Second, get secure the right kind of funding.

While there are no current laws on the books that limit lenders from financing short-term rentals in DC, given the new restrictions on owners, most lenders will update their underwriting guidelines to avoid lending on them. Generally, these lenders will not fund under the assumption that the deal only works as a short–term rental. 

Thus, lenders will likely require the loan to be underwritten as a long-term rental in order to offer financing. 

What this really means for investors is that if you’re looking for a loan on a property that will be collecting short-term rental income, it needs to make sense as a long-term rental as well. 

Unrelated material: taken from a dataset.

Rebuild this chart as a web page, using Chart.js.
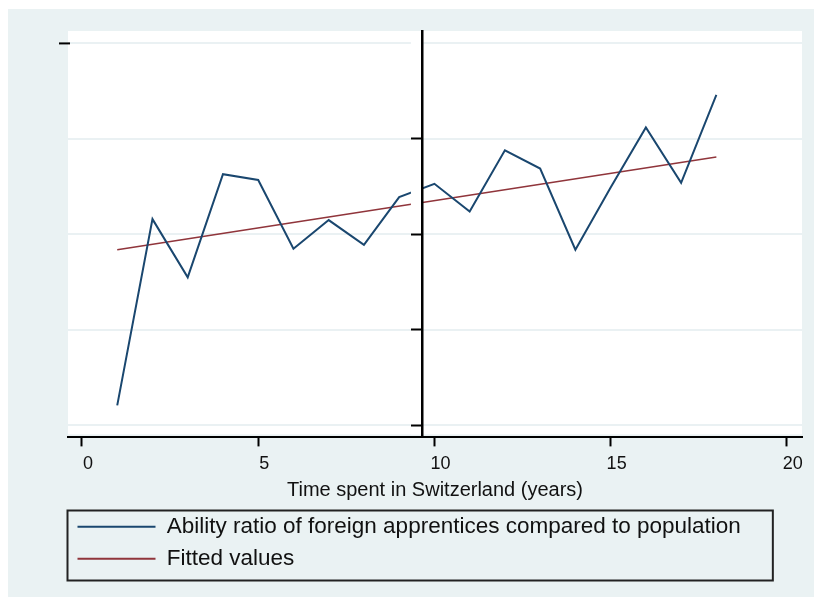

There is still a great opportunity for multifamily owners who live in the property (also called “House Hacking”) to collect short-term rental income year-round. The downside is that they will not have as many/as flexible financing options to fund the purchase and repair of their properties, as owner-occupied deals are strictly off-limits for hard money lenders.

WCP provides long-term rental loans for any property converting from short-term. A long-term financing solution is typically used to fund the purchase of an investment property that will be leased to a tenant. Investors can secure these loans at a fixed interest rate for up to 30-years, or with 5, 7, and 10-year interest-only options (with optional ARM).  To learn more about WCPs long-term rental loan options, click here.  

 

Time to get to work

Getting prepared for the upcoming changes is key. Create a plan, timeline, and list of major tasks needed to transition. 

When it comes to investing in short-term rentals in DC, there are now some significant restrictions. However, it is still possible to make money through short-term rentals with some adjustments. Adaptability and creativity are key components of success in an ever-evolving real estate market such as DC.